■ WHAT TO WORK ON:
Return all of the data exactly as written, without the pictures.
# DATA SHOWN start
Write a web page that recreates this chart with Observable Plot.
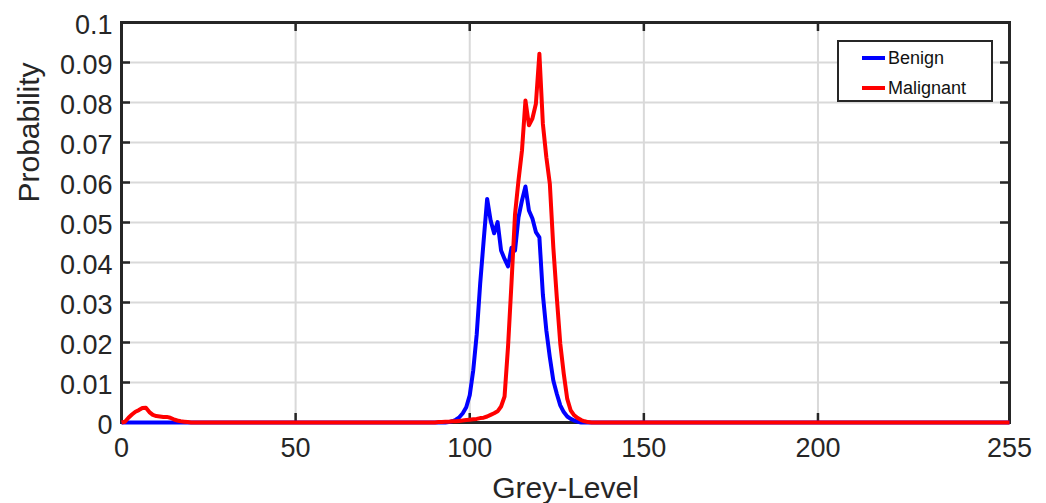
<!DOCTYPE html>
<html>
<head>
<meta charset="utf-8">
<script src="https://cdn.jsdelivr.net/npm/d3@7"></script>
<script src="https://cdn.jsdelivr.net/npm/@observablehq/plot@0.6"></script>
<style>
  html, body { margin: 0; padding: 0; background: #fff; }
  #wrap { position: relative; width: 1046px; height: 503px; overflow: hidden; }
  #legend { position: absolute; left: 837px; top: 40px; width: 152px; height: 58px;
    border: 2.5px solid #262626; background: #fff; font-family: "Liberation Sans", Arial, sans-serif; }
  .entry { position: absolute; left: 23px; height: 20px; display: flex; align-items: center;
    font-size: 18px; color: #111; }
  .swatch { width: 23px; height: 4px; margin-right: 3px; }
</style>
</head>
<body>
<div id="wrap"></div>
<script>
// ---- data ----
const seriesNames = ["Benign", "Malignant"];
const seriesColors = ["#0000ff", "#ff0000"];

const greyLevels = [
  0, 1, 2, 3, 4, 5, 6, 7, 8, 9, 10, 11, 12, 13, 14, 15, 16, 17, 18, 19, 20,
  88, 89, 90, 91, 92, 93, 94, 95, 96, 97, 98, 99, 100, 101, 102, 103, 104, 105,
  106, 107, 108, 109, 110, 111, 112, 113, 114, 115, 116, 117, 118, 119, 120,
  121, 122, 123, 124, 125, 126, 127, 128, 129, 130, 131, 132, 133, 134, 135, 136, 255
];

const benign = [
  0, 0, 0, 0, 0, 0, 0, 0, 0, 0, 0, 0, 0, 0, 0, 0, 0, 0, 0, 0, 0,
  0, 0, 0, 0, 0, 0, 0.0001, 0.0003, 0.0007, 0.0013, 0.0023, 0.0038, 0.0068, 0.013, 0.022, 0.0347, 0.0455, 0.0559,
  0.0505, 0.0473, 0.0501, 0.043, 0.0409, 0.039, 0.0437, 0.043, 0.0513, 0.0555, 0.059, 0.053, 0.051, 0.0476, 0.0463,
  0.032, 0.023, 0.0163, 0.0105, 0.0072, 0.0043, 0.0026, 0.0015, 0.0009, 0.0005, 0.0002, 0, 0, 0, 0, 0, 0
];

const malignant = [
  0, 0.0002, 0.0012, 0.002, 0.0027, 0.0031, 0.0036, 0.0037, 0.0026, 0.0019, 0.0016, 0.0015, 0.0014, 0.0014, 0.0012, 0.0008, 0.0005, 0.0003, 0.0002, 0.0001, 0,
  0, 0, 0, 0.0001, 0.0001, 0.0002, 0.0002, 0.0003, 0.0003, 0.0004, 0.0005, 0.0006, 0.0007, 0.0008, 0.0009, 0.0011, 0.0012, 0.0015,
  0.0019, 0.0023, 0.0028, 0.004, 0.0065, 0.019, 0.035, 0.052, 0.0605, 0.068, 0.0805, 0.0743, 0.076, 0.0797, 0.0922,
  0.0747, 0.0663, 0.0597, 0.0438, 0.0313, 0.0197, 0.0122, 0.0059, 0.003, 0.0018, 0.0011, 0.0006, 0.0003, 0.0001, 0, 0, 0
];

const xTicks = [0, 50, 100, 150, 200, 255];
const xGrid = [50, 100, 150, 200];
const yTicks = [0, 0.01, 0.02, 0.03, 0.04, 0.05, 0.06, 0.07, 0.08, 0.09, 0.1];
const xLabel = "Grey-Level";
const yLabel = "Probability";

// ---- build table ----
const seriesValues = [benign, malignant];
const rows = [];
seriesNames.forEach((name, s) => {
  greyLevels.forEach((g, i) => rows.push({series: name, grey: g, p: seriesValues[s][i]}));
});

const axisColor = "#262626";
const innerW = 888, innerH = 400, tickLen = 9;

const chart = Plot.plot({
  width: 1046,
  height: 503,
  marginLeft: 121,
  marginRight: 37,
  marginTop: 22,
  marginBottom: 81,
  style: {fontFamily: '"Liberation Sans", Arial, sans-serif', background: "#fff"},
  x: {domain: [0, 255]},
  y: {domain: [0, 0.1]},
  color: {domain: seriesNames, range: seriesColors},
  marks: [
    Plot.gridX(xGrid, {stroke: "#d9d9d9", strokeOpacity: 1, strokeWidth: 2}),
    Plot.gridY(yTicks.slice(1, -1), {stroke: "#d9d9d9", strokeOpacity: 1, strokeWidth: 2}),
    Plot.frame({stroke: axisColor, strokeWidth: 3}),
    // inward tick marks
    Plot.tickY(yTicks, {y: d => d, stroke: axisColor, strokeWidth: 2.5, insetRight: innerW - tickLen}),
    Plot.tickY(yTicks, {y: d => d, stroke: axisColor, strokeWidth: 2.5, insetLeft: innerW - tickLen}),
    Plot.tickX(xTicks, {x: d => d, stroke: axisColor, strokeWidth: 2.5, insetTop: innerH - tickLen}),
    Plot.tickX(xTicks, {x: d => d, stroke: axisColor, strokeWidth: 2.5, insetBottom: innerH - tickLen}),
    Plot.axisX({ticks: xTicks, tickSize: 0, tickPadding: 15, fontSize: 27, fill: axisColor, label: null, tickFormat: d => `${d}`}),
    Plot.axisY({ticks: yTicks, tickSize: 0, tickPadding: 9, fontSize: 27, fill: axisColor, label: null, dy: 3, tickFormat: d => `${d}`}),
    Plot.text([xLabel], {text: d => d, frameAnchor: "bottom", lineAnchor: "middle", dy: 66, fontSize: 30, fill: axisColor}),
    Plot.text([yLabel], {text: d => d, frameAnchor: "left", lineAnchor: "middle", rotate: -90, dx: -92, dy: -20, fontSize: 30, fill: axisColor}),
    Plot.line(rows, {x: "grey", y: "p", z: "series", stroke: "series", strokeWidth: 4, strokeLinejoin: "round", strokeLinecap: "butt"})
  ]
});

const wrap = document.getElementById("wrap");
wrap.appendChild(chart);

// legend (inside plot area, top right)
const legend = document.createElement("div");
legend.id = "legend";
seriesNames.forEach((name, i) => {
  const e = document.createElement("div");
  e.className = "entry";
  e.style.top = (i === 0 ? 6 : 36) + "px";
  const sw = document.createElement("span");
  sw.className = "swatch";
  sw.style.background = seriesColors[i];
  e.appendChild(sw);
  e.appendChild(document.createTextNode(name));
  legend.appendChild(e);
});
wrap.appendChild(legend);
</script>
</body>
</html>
# DATA SHOWN end
■ COMPLETE ANSWER:
Write a web page that recreates this chart with Observable Plot.
<!DOCTYPE html>
<html>
<head>
<meta charset="utf-8">
<script src="https://cdn.jsdelivr.net/npm/d3@7"></script>
<script src="https://cdn.jsdelivr.net/npm/@observablehq/plot@0.6"></script>
<style>
  html, body { margin: 0; padding: 0; background: #fff; }
  #wrap { position: relative; width: 1046px; height: 503px; overflow: hidden; }
  #legend { position: absolute; left: 837px; top: 40px; width: 152px; height: 58px;
    border: 2.5px solid #262626; background: #fff; font-family: "Liberation Sans", Arial, sans-serif; }
  .entry { position: absolute; left: 23px; height: 20px; display: flex; align-items: center;
    font-size: 18px; color: #111; }
  .swatch { width: 23px; height: 4px; margin-right: 3px; }
</style>
</head>
<body>
<div id="wrap"></div>
<script>
// ---- data ----
const seriesNames = ["Benign", "Malignant"];
const seriesColors = ["#0000ff", "#ff0000"];

const greyLevels = [
  0, 1, 2, 3, 4, 5, 6, 7, 8, 9, 10, 11, 12, 13, 14, 15, 16, 17, 18, 19, 20,
  88, 89, 90, 91, 92, 93, 94, 95, 96, 97, 98, 99, 100, 101, 102, 103, 104, 105,
  106, 107, 108, 109, 110, 111, 112, 113, 114, 115, 116, 117, 118, 119, 120,
  121, 122, 123, 124, 125, 126, 127, 128, 129, 130, 131, 132, 133, 134, 135, 136, 255
];

const benign = [
  0, 0, 0, 0, 0, 0, 0, 0, 0, 0, 0, 0, 0, 0, 0, 0, 0, 0, 0, 0, 0,
  0, 0, 0, 0, 0, 0, 0.0001, 0.0003, 0.0007, 0.0013, 0.0023, 0.0038, 0.0068, 0.013, 0.022, 0.0347, 0.0455, 0.0559,
  0.0505, 0.0473, 0.0501, 0.043, 0.0409, 0.039, 0.0437, 0.043, 0.0513, 0.0555, 0.059, 0.053, 0.051, 0.0476, 0.0463,
  0.032, 0.023, 0.0163, 0.0105, 0.0072, 0.0043, 0.0026, 0.0015, 0.0009, 0.0005, 0.0002, 0, 0, 0, 0, 0, 0
];

const malignant = [
  0, 0.0002, 0.0012, 0.002, 0.0027, 0.0031, 0.0036, 0.0037, 0.0026, 0.0019, 0.0016, 0.0015, 0.0014, 0.0014, 0.0012, 0.0008, 0.0005, 0.0003, 0.0002, 0.0001, 0,
  0, 0, 0, 0.0001, 0.0001, 0.0002, 0.0002, 0.0003, 0.0003, 0.0004, 0.0005, 0.0006, 0.0007, 0.0008, 0.0009, 0.0011, 0.0012, 0.0015,
  0.0019, 0.0023, 0.0028, 0.004, 0.0065, 0.019, 0.035, 0.052, 0.0605, 0.068, 0.0805, 0.0743, 0.076, 0.0797, 0.0922,
  0.0747, 0.0663, 0.0597, 0.0438, 0.0313, 0.0197, 0.0122, 0.0059, 0.003, 0.0018, 0.0011, 0.0006, 0.0003, 0.0001, 0, 0, 0
];

const xTicks = [0, 50, 100, 150, 200, 255];
const xGrid = [50, 100, 150, 200];
const yTicks = [0, 0.01, 0.02, 0.03, 0.04, 0.05, 0.06, 0.07, 0.08, 0.09, 0.1];
const xLabel = "Grey-Level";
const yLabel = "Probability";

// ---- build table ----
const seriesValues = [benign, malignant];
const rows = [];
seriesNames.forEach((name, s) => {
  greyLevels.forEach((g, i) => rows.push({series: name, grey: g, p: seriesValues[s][i]}));
});

const axisColor = "#262626";
const innerW = 888, innerH = 400, tickLen = 9;

const chart = Plot.plot({
  width: 1046,
  height: 503,
  marginLeft: 121,
  marginRight: 37,
  marginTop: 22,
  marginBottom: 81,
  style: {fontFamily: '"Liberation Sans", Arial, sans-serif', background: "#fff"},
  x: {domain: [0, 255]},
  y: {domain: [0, 0.1]},
  color: {domain: seriesNames, range: seriesColors},
  marks: [
    Plot.gridX(xGrid, {stroke: "#d9d9d9", strokeOpacity: 1, strokeWidth: 2}),
    Plot.gridY(yTicks.slice(1, -1), {stroke: "#d9d9d9", strokeOpacity: 1, strokeWidth: 2}),
    Plot.frame({stroke: axisColor, strokeWidth: 3}),
    // inward tick marks
    Plot.tickY(yTicks, {y: d => d, stroke: axisColor, strokeWidth: 2.5, insetRight: innerW - tickLen}),
    Plot.tickY(yTicks, {y: d => d, stroke: axisColor, strokeWidth: 2.5, insetLeft: innerW - tickLen}),
    Plot.tickX(xTicks, {x: d => d, stroke: axisColor, strokeWidth: 2.5, insetTop: innerH - tickLen}),
    Plot.tickX(xTicks, {x: d => d, stroke: axisColor, strokeWidth: 2.5, insetBottom: innerH - tickLen}),
    Plot.axisX({ticks: xTicks, tickSize: 0, tickPadding: 15, fontSize: 27, fill: axisColor, label: null, tickFormat: d => `${d}`}),
    Plot.axisY({ticks: yTicks, tickSize: 0, tickPadding: 9, fontSize: 27, fill: axisColor, label: null, dy: 3, tickFormat: d => `${d}`}),
    Plot.text([xLabel], {text: d => d, frameAnchor: "bottom", lineAnchor: "middle", dy: 66, fontSize: 30, fill: axisColor}),
    Plot.text([yLabel], {text: d => d, frameAnchor: "left", lineAnchor: "middle", rotate: -90, dx: -92, dy: -20, fontSize: 30, fill: axisColor}),
    Plot.line(rows, {x: "grey", y: "p", z: "series", stroke: "series", strokeWidth: 4, strokeLinejoin: "round", strokeLinecap: "butt"})
  ]
});

const wrap = document.getElementById("wrap");
wrap.appendChild(chart);

// legend (inside plot area, top right)
const legend = document.createElement("div");
legend.id = "legend";
seriesNames.forEach((name, i) => {
  const e = document.createElement("div");
  e.className = "entry";
  e.style.top = (i === 0 ? 6 : 36) + "px";
  const sw = document.createElement("span");
  sw.className = "swatch";
  sw.style.background = seriesColors[i];
  e.appendChild(sw);
  e.appendChild(document.createTextNode(name));
  legend.appendChild(e);
});
wrap.appendChild(legend);
</script>
</body>
</html>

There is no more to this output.